Cocktail Talk: Dombey and Son, Part V

dombeyandsonYou know (cause you know things) I love Dickens, and have many Charles Dickens Cocktail Talks on this very blog thingy, and cause of that (the love), I tend to re-read his books on the regular, and one of my favs is one not quite as well know, Dombey and Son. To get all the particulars of why it’s a fav, to read loads of cocktail and spirits (and dog!) quotes from the book, well, let me point you to the Dombey and Son Cocktail Talks Part I, Part II, Part III, and Part IV, instead of prattling on again here. Instead, I’ll just prattle that I’ve recently re-read the book once again (and I will again, I’m sure!), and had to have at least one more Cocktail Talk. So, here it is, featuring Cap’n Cuttle himself, along with his bestie Sol and said Sol’s niece Walter.

 

‘Ah!’ he said, with a sigh, ‘it’s a fine thing to understand ’em. And yet it’s a fine thing not to understand ’em. I hardly know which is best. It’s so comfortable to sit here and feel that you might be weighed, measured, magnified, electrified, polarized, played the very devil with: and never know how.’

    Nothing short of the wonderful Madeira, combined with the occasion (which rendered it desirable to improve and expand Walter’s mind), could have ever loosened his tongue to the extent of giving utterance to this prodigious oration. He seemed quite amazed himself at the manner in which it opened up to view the sources of the taciturn delight he had had in eating Sunday dinners in that parlour for ten years. Becoming a sadder and a wiser man, he mused and held his peace.

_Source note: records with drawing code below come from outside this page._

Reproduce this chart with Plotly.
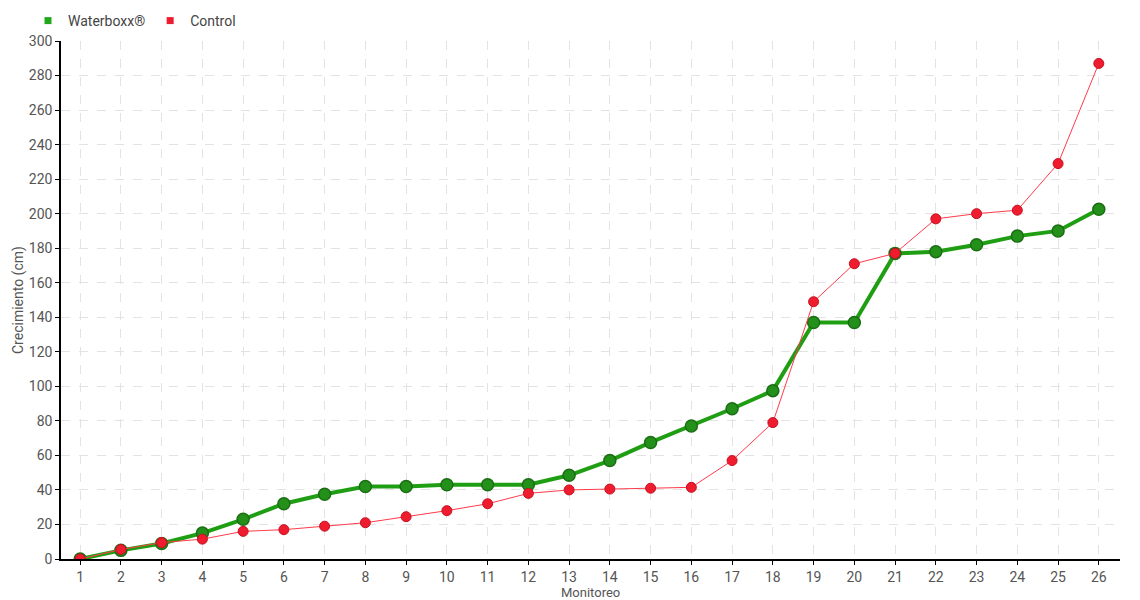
import plotly.graph_objects as go

monitoreo = list(range(1, 27))
waterboxx = [0, 5, 9, 15, 23, 32, 37.5, 42, 42, 43, 43, 43, 48.5, 57, 67.5, 77, 87, 97.5,
             137, 137, 177, 178, 182, 187, 190, 202.5]
control = [0, 5.5, 9.5, 11.5, 16, 17, 19, 21, 24.5, 28, 32, 38, 40, 40.5, 41, 41.5, 57, 79,
           149, 171, 177, 197, 200, 202, 229, 287]
y_ticks = list(range(0, 301, 20))

FONT = "Roboto, DejaVu Sans, sans-serif"
GREEN = "#1f9e14"
RED = "#ee1c2e"

W, H = 1140, 600
ML, MR, MT, MB = 61, 20, 41, 41
PW, PH = W - ML - MR, H - MT - MB

fig = go.Figure()
fig.add_trace(go.Scatter(
    x=monitoreo, y=waterboxx, mode="lines+markers", name="Waterboxx®", showlegend=False,
    line=dict(color=GREEN, width=4),
    marker=dict(size=12, color="#23901a", line=dict(color="#1b6e14", width=1.5)),
))
fig.add_trace(go.Scatter(
    x=monitoreo, y=control, mode="lines+markers", name="Control", showlegend=False,
    line=dict(color="#ff3b4a", width=1),
    marker=dict(size=10, color=RED, line=dict(color="#c8101f", width=1)),
))
# legend entries
fig.add_trace(go.Scatter(x=[None], y=[None], mode="markers", name="Waterboxx®",
                         marker=dict(symbol="square", size=7, color="#22a81a")))
fig.add_trace(go.Scatter(x=[None], y=[None], mode="markers", name="Control",
                         marker=dict(symbol="square", size=7, color=RED)))

fig.update_layout(
    width=W, height=H,
    margin=dict(l=ML, r=MR, t=MT, b=MB, autoexpand=False),
    paper_bgcolor="white", plot_bgcolor="white",
    font=dict(family=FONT, size=14, color="#555555"),
    legend=dict(orientation="h", xref="container", yref="container",
                x=28 / W, xanchor="left", y=1 - 21 / H, yanchor="middle",
                font=dict(size=14, color="#444444"), itemwidth=30, tracegroupgap=0,
                bgcolor="rgba(0,0,0,0)"),
    xaxis=dict(
        range=[0.53, 26.52], tickmode="array", tickvals=monitoreo,
        ticktext=[str(v) for v in monitoreo],
        showline=True, linecolor="black", linewidth=1.5,
        ticks="outside", ticklen=4, tickcolor="black",
        showgrid=True, gridcolor="#e3e3e3", griddash="dash", gridwidth=1,
        zeroline=False,
        tickfont=dict(size=14, color="#555555"),
    ),
    yaxis=dict(
        range=[0, 300], tickmode="array", tickvals=y_ticks,
        showline=True, linecolor="black", linewidth=1.5,
        ticks="outside", ticklen=4, tickcolor="black",
        showgrid=True, gridcolor="#e3e3e3", griddash="dash", gridwidth=1,
        zeroline=False,
        tickfont=dict(size=14, color="#555555"),
    ),
    annotations=[
        dict(text="Monitoreo", xref="paper", yref="paper", x=0.5, y=-(592 - (H - MB)) / PH,
             yanchor="middle", showarrow=False, font=dict(size=13, color="#555555")),
        dict(text="Crecimiento (cm)", xref="paper", yref="paper", x=(18 - ML) / PW, y=0.5,
             xanchor="center", yanchor="middle", textangle=-90, showarrow=False,
             font=dict(size=14, color="#555555")),
    ],
)

fig.write_html("out.html", config={"displayModeBar": False},
               post_script="document.body.style.margin='0';")
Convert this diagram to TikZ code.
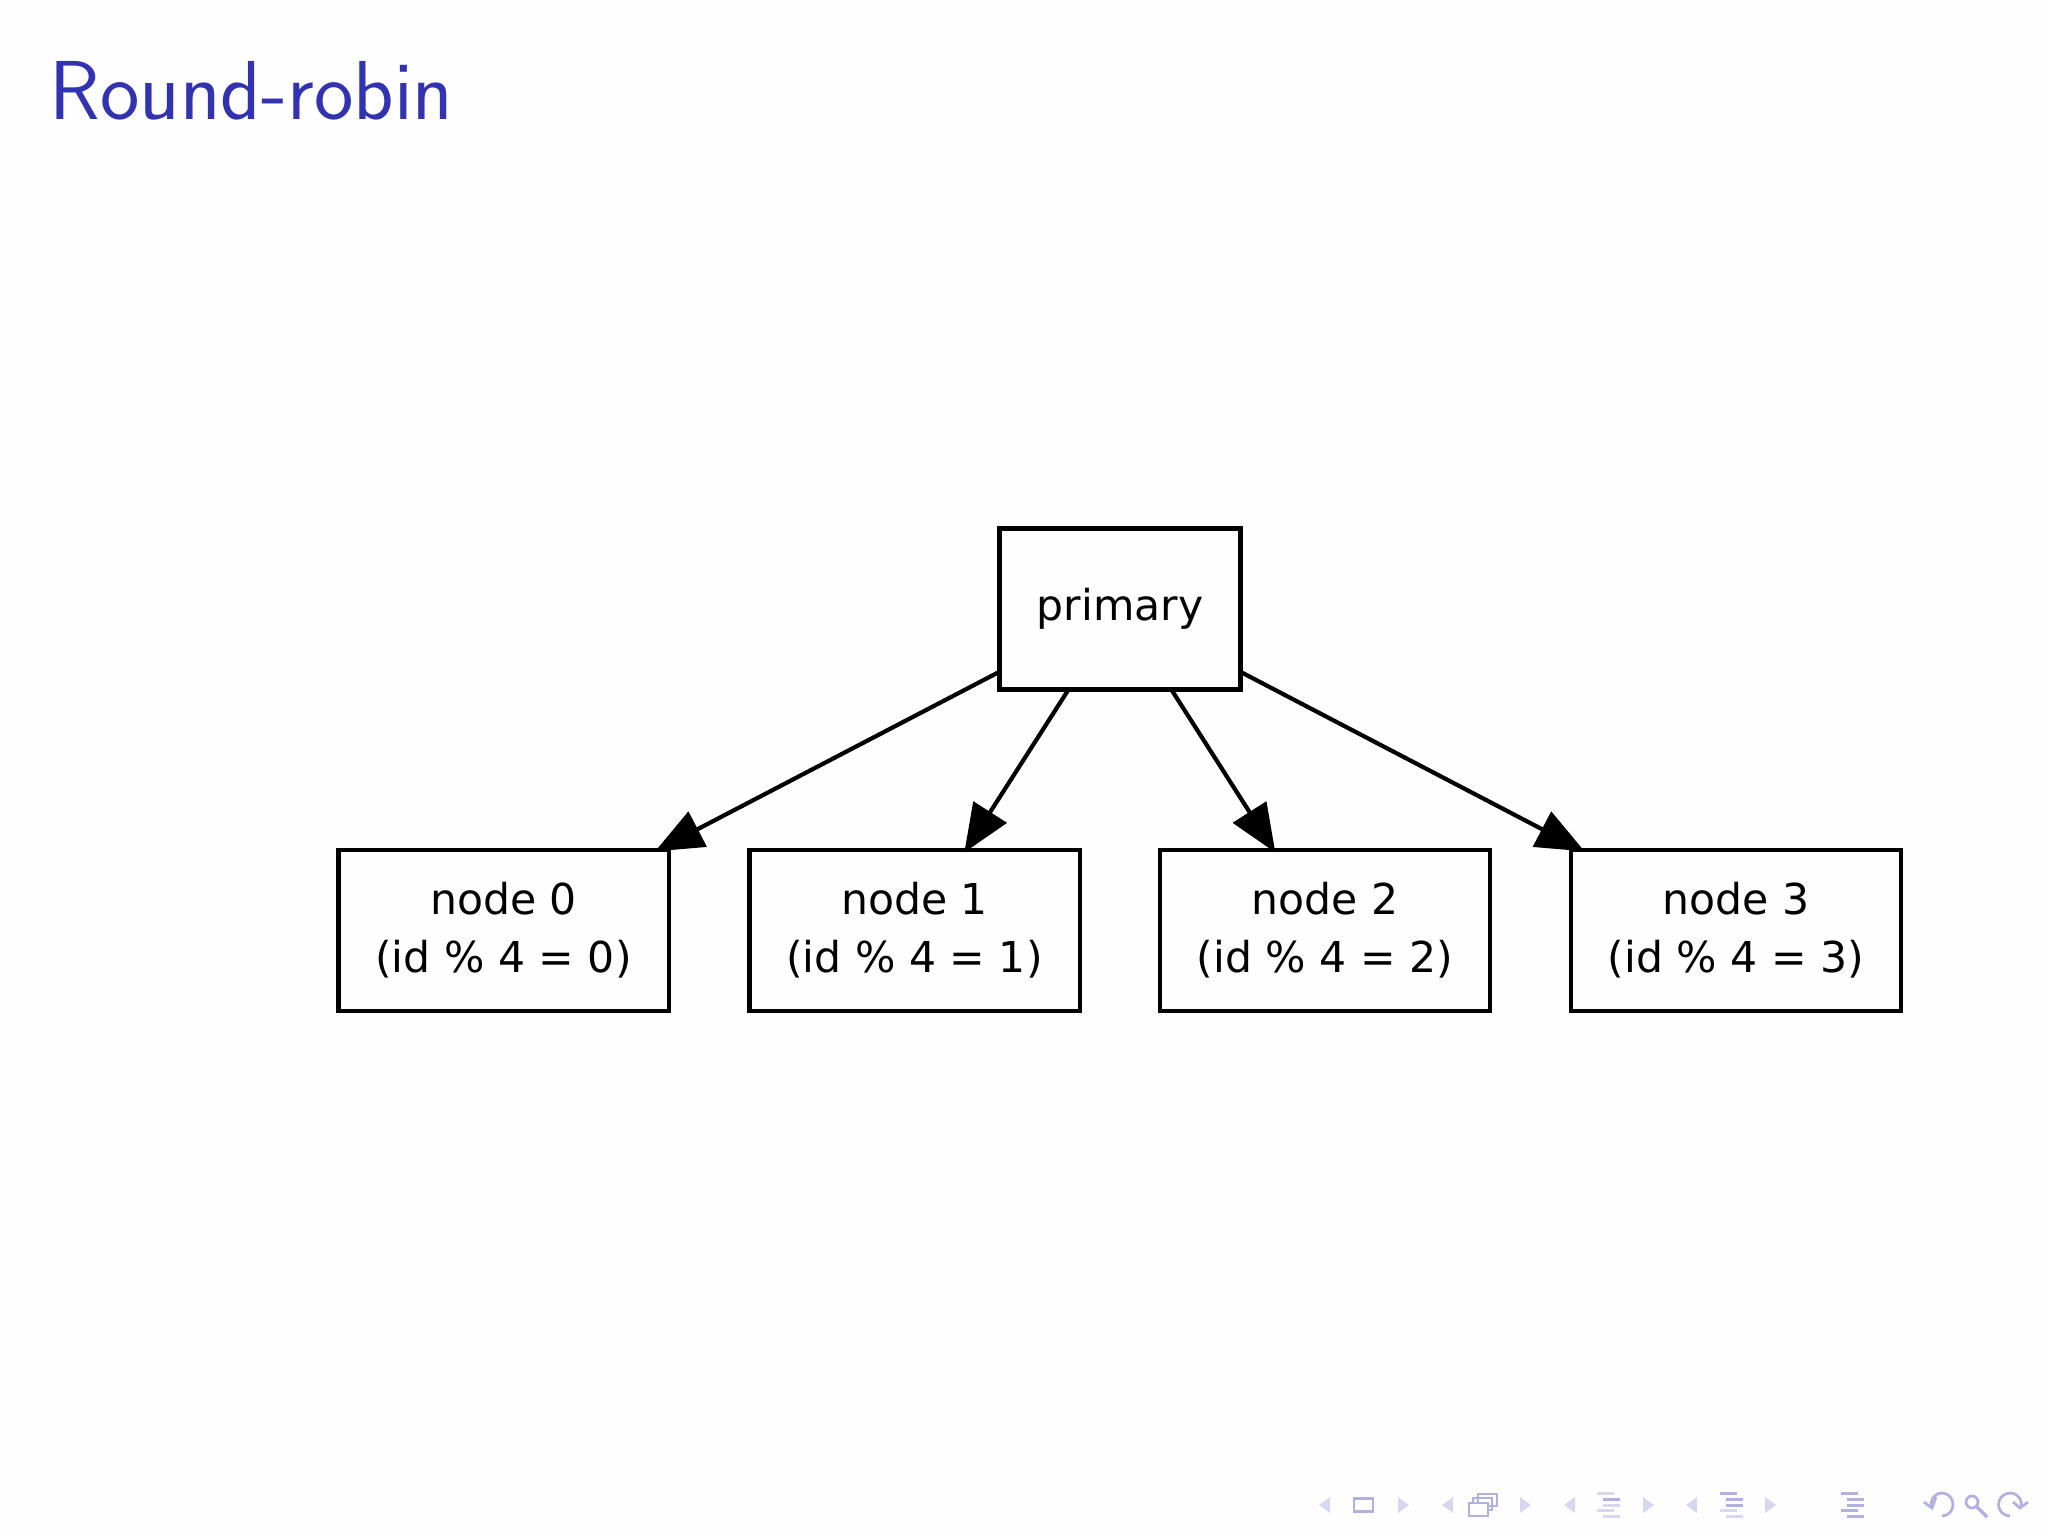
\documentclass[tikz,border=0pt]{standalone}
\usepackage{fontspec}
\setmainfont{DejaVu Sans}
\usetikzlibrary{arrows.meta}
\definecolor{titleblue}{RGB}{51,51,178}
\definecolor{navdark}{RGB}{178,176,224}
\definecolor{navlight}{RGB}{216,215,240}
\definecolor{pagebg}{RGB}{254,254,254}
\tikzset{
	box/.style={draw,line width=0.042cm,minimum width=3.3cm,minimum height=1.61cm,outer sep=0pt,align=center,font=\fontsize{12.1}{16.5}\selectfont},
	edge/.style={line width=0.042cm,shorten >=-0.03cm,-{Triangle[length=0.48cm,width=0.39cm]}},
	navtri/.style={fill=navlight},
	navline/.style={navdark,line width=0.027cm}
}
\begin{document}
\begin{tikzpicture}[x=0.01cm,y=-0.01cm]
		\useasboundingbox (0,0) rectangle (2048,1536);
		\fill[pagebg] (0,0) rectangle (2048,1536);

		\node[anchor=base west,inner sep=0pt,text=titleblue,font=\fontsize{23.8}{28}\selectfont\sffamily] (title) at (49,119) {Round-robin};

		\node[box,minimum width=2.41cm] (primary) at (1120,609) {primary};
		\foreach \i/\x in {0/503.5,1/914.5,2/1325,3/1736}
			\node[box] (node\i) at (\x,930.5) {node \i\\(id \% 4 = \i)};
		\foreach \i in {0,...,3}
			\draw[edge] (primary) -- (node\i);

		% navigation bar
		\foreach \x in {1330,1453,1575,1697}
			\fill[navtri] (\x,1497) -- (\x,1513) -- (\x-11,1505) -- cycle;
		\foreach \x in {1398,1520,1643,1765}
			\fill[navtri] (\x,1497) -- (\x,1513) -- (\x+11,1505) -- cycle;
		\draw[navline] (1354,1498.5) rectangle (1373,1511.5);
		\draw[navline] (1478,1494) rectangle (1497,1506);
		\draw[navline] (1473,1498) rectangle (1492,1510);
		\fill[pagebg] (1469,1503) rectangle (1488,1516);
		\draw[navline] (1469,1503) rectangle (1488,1516);
		\foreach \x/\c/\d/\e/\f/\g in {1597/navlight/navdark/navlight/navlight/navlight,
			1720/navdark/navdark/navdark/navlight/navlight,
			1841/navdark/navdark/navdark/navdark/navdark}{
			\fill[\c] (\x,1491.5) rectangle ++(17,3);
			\fill[\d] (\x+6,1497.5) rectangle ++(17,3);
			\fill[\e] (\x+6,1503.5) rectangle ++(17,3);
			\fill[\f] (\x,1509) rectangle ++(17,3);
			\fill[\g] (\x+6,1515) rectangle ++(17,3);
		}
		\draw[navline] (1942,1516) arc (90:-190:11 and 11.5);
		\draw[navline] (1924,1502) -- (1932,1508) -- (1936,1497);
		\draw[navline] (1972,1502) circle (6);
		\draw[navline,line width=0.035cm] (1977,1507) -- (1987,1517);
		\draw[navline] (2010,1516) arc (90:370:11.5 and 11.5);
		\draw[navline] (2013,1502) -- (2020,1508) -- (2028,1502);
\end{tikzpicture}
\end{document}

    ‘Come!’ cried the subject of this admiration, returning. ‘Before you have your glass of grog, Ned, we must finish the bottle.’

    ‘Stand by!’ said Ned, filling his glass. ‘Give the boy some more.’

    ‘No more, thank’e, Uncle!’

    ‘Yes, yes,’ said Sol, ‘a little more. We’ll finish the bottle, to the House, Ned – Walter’s House. Why it may be his House one of these days, in part. Who knows? Sir Richard Whittington married his master’s daughter.’